Mit Ursula Münch hatten die beiden Kommunalpolitikerinnen am Donnerstag eine Expertin geholt, die sachlich und objektiv die gegenwärtige Lage beschreibt. Dass ihre Kritiker sie gleichwohl als AfD-Feindin beschreiben, stört die Politikwissenschaftlerin nicht: "Dann bekenne ich mich eben dazu." Und auf den Vorhalt, die AfD sei doch demokratisch gewählt, sagt Münch: "Es bleibt die Frage, ob die Vertreter der AfD auf dem Boden der freiheitlich demokratischen Grundordnung stehen."

Durch die Zersplitterung der Parteienlandschaft droht ein Teufelskreis

Münch warnt vor einem "Teufelskreis", den die verbreitete Unzufriedenheit mit den großen Parteien auslöse: Wenn immer mehr kleine Parteien gewählt würden, müssten sich immer mehr Parteien zu Koalitionen zusammenfinden.
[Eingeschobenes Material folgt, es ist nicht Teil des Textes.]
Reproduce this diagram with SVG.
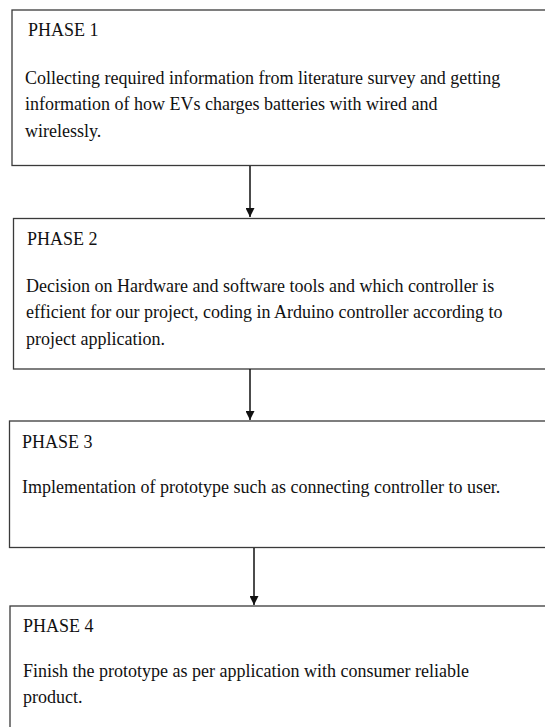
<svg xmlns="http://www.w3.org/2000/svg" width="545" height="727" viewBox="0 0 545 727">
<defs>
<style>
.box{fill:#fff;stroke:#3a3a3a;stroke-width:1.3}
.t{font-family:"Liberation Serif","Times New Roman",serif;font-size:18px;fill:#111}
.c{stroke:#111;stroke-width:1.5;fill:none}
</style>
<marker id="ah" viewBox="0 0 10 10" refX="10" refY="5" markerWidth="9" markerHeight="9" markerUnits="userSpaceOnUse" orient="auto"><path d="M0,0 L10,5 L0,10 z" fill="#111"/></marker>
</defs>
<rect width="545" height="727" fill="#fff"/>
<g id="phase1">
<rect class="box" x="12" y="10" width="560" height="155.5"/>
<text class="t" x="28" y="36">PHASE 1</text>
<text class="t" x="25" y="84">Collecting required information from literature survey and getting</text>
<text class="t" x="25" y="110">information of how EVs charges batteries with wired and</text>
<text class="t" x="25" y="137">wirelessly.</text>
</g>
<g id="phase2">
<rect class="box" x="13.5" y="218.5" width="560" height="150.5"/>
<text class="t" x="27" y="245">PHASE 2</text>
<text class="t" x="26" y="292">Decision on Hardware and software tools and which controller is</text>
<text class="t" x="26" y="318">efficient for our project, coding in Arduino controller according to</text>
<text class="t" x="26" y="345">project application.</text>
</g>
<g id="phase3">
<rect class="box" x="9.5" y="421" width="560" height="126.5"/>
<text class="t" x="22" y="448">PHASE 3</text>
<text class="t" x="22" y="493">Implementation of prototype such as connecting controller to user.</text>
</g>
<g id="phase4">
<rect class="box" x="10" y="606" width="560" height="140"/>
<text class="t" x="23" y="632">PHASE 4</text>
<text class="t" x="23" y="677">Finish the prototype as per application with consumer reliable</text>
<text class="t" x="23" y="703">product.</text>
</g>
<g id="connectors">
<line class="c" x1="250" y1="166" x2="250" y2="217" marker-end="url(#ah)"/>
<line class="c" x1="250" y1="369" x2="250" y2="420" marker-end="url(#ah)"/>
<line class="c" x1="254" y1="548" x2="254" y2="605" marker-end="url(#ah)"/>
</g>
</svg>
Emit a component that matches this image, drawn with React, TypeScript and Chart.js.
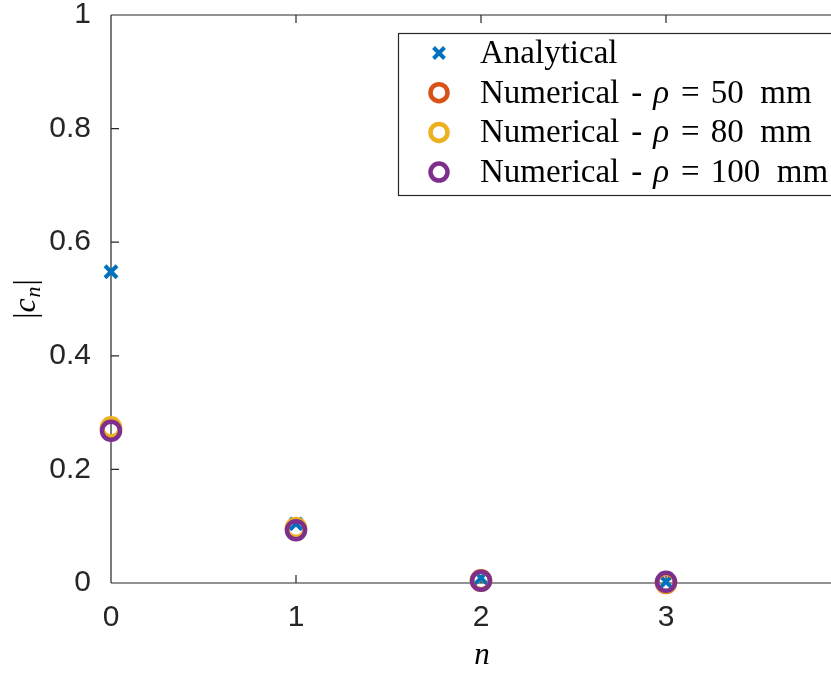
import React, { useEffect, useRef } from "react";
import { Chart, registerables } from "chart.js";

Chart.register(...registerables);

const nValues = [0, 1, 2, 3];
const analytical = [0.548, 0.104, 0.009, 0.002];
const numerical50 = [0.271, 0.095, 0.005, 0.0];
const numerical80 = [0.274, 0.097, 0.004, 0.001];
const numerical100 = [0.268, 0.093, 0.004, 0.002];

const xTicks = [0, 1, 2, 3, 4];
const yTicks = [0, 0.2, 0.4, 0.6, 0.8, 1];
const yTickLabels = ["0", "0.2", "0.4", "0.6", "0.8", "1"];
const xTickLabels = ["0", "1", "2", "3", "4"];

const seriesNames = ["Analytical", "Numerical - ρ = 50 mm", "Numerical - ρ = 80 mm", "Numerical - ρ = 100 mm"];
const legendRho = ["50", "80", "100"];
const colors = ["#0072BD", "#D95319", "#EDB120", "#7E2F8E"];

const AXIS = "#262626";
const SANS = "'Liberation Sans', Arial, Helvetica, sans-serif";
const SERIF = "'Liberation Serif', 'Times New Roman', serif";

const axesPlugin = {
  id: "matlabAxes",
  beforeDatasetsDraw(chart: any) {
    const { ctx, chartArea, scales } = chart;
    const { left, right, top, bottom } = chartArea;
    ctx.save();
    ctx.strokeStyle = AXIS;
    ctx.lineWidth = 1.2;
    ctx.beginPath();
    ctx.moveTo(left, top);
    ctx.lineTo(right, top);
    ctx.moveTo(left, top);
    ctx.lineTo(left, bottom);
    ctx.moveTo(left, bottom);
    ctx.lineTo(right, bottom);
    ctx.moveTo(right, top);
    ctx.lineTo(right, bottom);
    const tl = 8;
    for (const v of xTicks) {
      const x = scales.x.getPixelForValue(v);
      ctx.moveTo(x, bottom);
      ctx.lineTo(x, bottom - tl);
      ctx.moveTo(x, top);
      ctx.lineTo(x, top + tl);
    }
    for (const v of yTicks) {
      const y = scales.y.getPixelForValue(v);
      ctx.moveTo(left, y);
      ctx.lineTo(left + tl, y);
      ctx.moveTo(right, y);
      ctx.lineTo(right - tl, y);
    }
    ctx.stroke();
    ctx.restore();
  },
  afterDraw(chart: any) {
    const { ctx, chartArea } = chart;
    ctx.save();
    ctx.fillStyle = "#000";
    // x title
    ctx.font = `italic 31px ${SERIF}`;
    ctx.textAlign = "center";
    ctx.textBaseline = "alphabetic";
    ctx.fillText("n", 482, 664);
    // y title |c_n|
    ctx.save();
    ctx.translate(27, 299);
    ctx.rotate(-Math.PI / 2);
    ctx.textAlign = "left";
    const fBar = `31px ${SERIF}`;
    const fC = `italic 32px ${SERIF}`;
    const fN = `italic 22px ${SERIF}`;
    ctx.font = fBar;
    const wBar = ctx.measureText("|").width;
    ctx.font = fC;
    const wC = ctx.measureText("c").width;
    ctx.font = fN;
    const wN = ctx.measureText("n").width;
    const total = wBar * 2 + wC + wN + 2;
    let px = -total / 2;
    const base = 8;
    ctx.font = fBar;
    ctx.fillText("|", px, base);
    px += wBar;
    ctx.font = fC;
    ctx.fillText("c", px, base);
    px += wC + 1;
    ctx.font = fN;
    ctx.fillText("n", px, base + 5);
    px += wN + 1;
    ctx.font = fBar;
    ctx.fillText("|", px, base);
    ctx.restore();

    // legend
    const lx = 398;
    const ly = 33;
    const lr = chartArea.right - 10;
    const lb = 195;
    ctx.fillStyle = "#fff";
    ctx.fillRect(lx, ly, lr - lx, lb - ly);
    ctx.strokeStyle = AXIS;
    ctx.lineWidth = 1.2;
    ctx.strokeRect(lx + 0.5, ly + 0.5, lr - lx, lb - ly);
    const markerX = 439;
    const textX = 480;
    for (let i = 0; i < seriesNames.length; i++) {
      const cy = 53 + i * 39.7;
      ctx.strokeStyle = colors[i];
      if (i === 0) {
        ctx.lineWidth = 4;
        const d = 5.5;
        ctx.beginPath();
        ctx.moveTo(markerX - d, cy - d);
        ctx.lineTo(markerX + d, cy + d);
        ctx.moveTo(markerX + d, cy - d);
        ctx.lineTo(markerX - d, cy + d);
        ctx.stroke();
      } else {
        ctx.lineWidth = 4.5;
        ctx.beginPath();
        ctx.arc(markerX, cy, 8.5, 0, Math.PI * 2);
        ctx.stroke();
      }
      ctx.fillStyle = "#000";
      ctx.textAlign = "left";
      ctx.textBaseline = "alphabetic";
      const baseY = cy + 10;
      const roman = `33px ${SERIF}`;
      const ital = `italic 33px ${SERIF}`;
      if (i === 0) {
        ctx.font = roman;
        ctx.fillText(seriesNames[0], textX, baseY);
      } else {
        let tx = textX;
        ctx.font = roman;
        const p1 = "Numerical";
        ctx.fillText(p1, tx, baseY);
        tx += ctx.measureText(p1).width + 12;
        ctx.fillText("-", tx, baseY);
        tx += ctx.measureText("-").width + 11;
        ctx.font = ital;
        ctx.fillText("ρ", tx, baseY);
        tx += ctx.measureText("ρ").width + 12;
        ctx.font = roman;
        ctx.fillText("=", tx, baseY);
        tx += ctx.measureText("=").width + 11;
        const p3 = legendRho[i - 1] + "  mm";
        ctx.fillText(p3, tx, baseY);
      }
    }
    ctx.restore();
  },
};

export default function App() {
  const ref = useRef<HTMLCanvasElement | null>(null);
  useEffect(() => {
    const canvas = ref.current!;
    const mk = (i: number, data: number[]) => ({
      label: seriesNames[i],
      data: nValues.map((n, k) => ({ x: n, y: data[k] })),
      pointStyle: i === 0 ? "crossRot" : "circle",
      pointRadius: i === 0 ? 8.5 : 9,
      pointBorderWidth: i === 0 ? 4 : 4.5,
      borderColor: colors[i],
      backgroundColor: "rgba(0,0,0,0)",
      pointBackgroundColor: "rgba(0,0,0,0)",
      pointBorderColor: colors[i],
      showLine: false,
      order: 4 - i,
      clip: false as any,
    });
    const chart = new Chart(canvas, {
      type: "scatter",
      data: {
        datasets: [
          mk(0, analytical),
          mk(1, numerical50),
          mk(2, numerical80),
          mk(3, numerical100),
        ],
      },
      options: {
        responsive: false,
        animation: false,
        devicePixelRatio: 1,
        layout: { padding: { top: 15, right: 49, left: 0, bottom: 0 } },
        plugins: { legend: { display: false }, tooltip: { enabled: false } },
        scales: {
          x: {
            type: "linear",
            min: 0,
            max: 4,
            afterBuildTicks: (s: any) => {
              s.ticks = xTicks.map((v) => ({ value: v }));
            },
            afterFit: (s: any) => {
              s.height = 90;
              s.paddingLeft = 0;
              s.paddingRight = 0;
            },
            grid: { display: false },
            border: { display: false },
            ticks: {
              color: AXIS,
              font: { family: SANS, size: 30 },
              padding: 9,
              maxRotation: 0,
              callback: (v: any) => {
                const idx = xTicks.indexOf(Number(v));
                return idx >= 0 ? xTickLabels[idx] : "";
              },
            },
          },
          y: {
            type: "linear",
            min: 0,
            max: 1,
            afterBuildTicks: (s: any) => {
              s.ticks = yTicks.map((v) => ({ value: v }));
            },
            afterFit: (s: any) => {
              s.width = 111;
              s.paddingTop = 0;
              s.paddingBottom = 0;
            },
            grid: { display: false },
            border: { display: false },
            ticks: {
              color: AXIS,
              font: { family: SANS, size: 30 },
              padding: 12,
              callback: (v: any) => {
                const idx = yTicks.findIndex((t) => Math.abs(t - Number(v)) < 1e-9);
                return idx >= 0 ? yTickLabels[idx] : "";
              },
            },
          },
        },
      },
      plugins: [axesPlugin],
    } as any);
    return () => chart.destroy();
  }, []);
  return (
    <div style={{ position: "fixed", left: 0, top: 0, width: 831, height: 673, overflow: "hidden", background: "#fff" }}>
      <canvas ref={ref} width={900} height={673} style={{ display: "block", width: 900, height: 673 }} />
    </div>
  );
}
Dadurch werde wiederum das parlamentarische Handeln immer eingeschränkter, was die Grundlage für noch mehr Unzufriedenheit liefere, wie am Beispiel der Ampelkoalition zu sehen sei. Diese Unzufriedenheit führt Münch auf die Vielzahl an aktuellen Krisen zurück, welche zu Ängsten sowie Orientierungs- und Haltlosigkeit führten. Hinzu kämen starke gesellschaftliche Veränderungen wie die anhaltende Individualisierung und der Wandel in der Mediennutzung.

Münch zeigt sich um die Demokratie tatsächlich besorgt: "Ich glaube schon, dass eine Mehrzahl der Menschen vernünftig ist. Es gibt aber trotzdem Warnzeichen. Wenn wir das nicht besser in den Griff kriegen, indem die Politik weniger Fehler macht, mehr Leistung zeigt und alles besser einordnet, dann sehe ich schon eine gewisse Gefährdung." Einen Ausweg bietet laut Münch der gesellschaftliche Zusammenhalt: Durch Austausch in festen Gruppen wie Vereinen, der Kirche oder Parteien würde Wissen vermittelt, Gemeinwohl gefördert und Haltlosigkeit behoben.

In einer früheren Fassung war irrtümlich zu lesen, Simone Schmidt sei Stadträtin.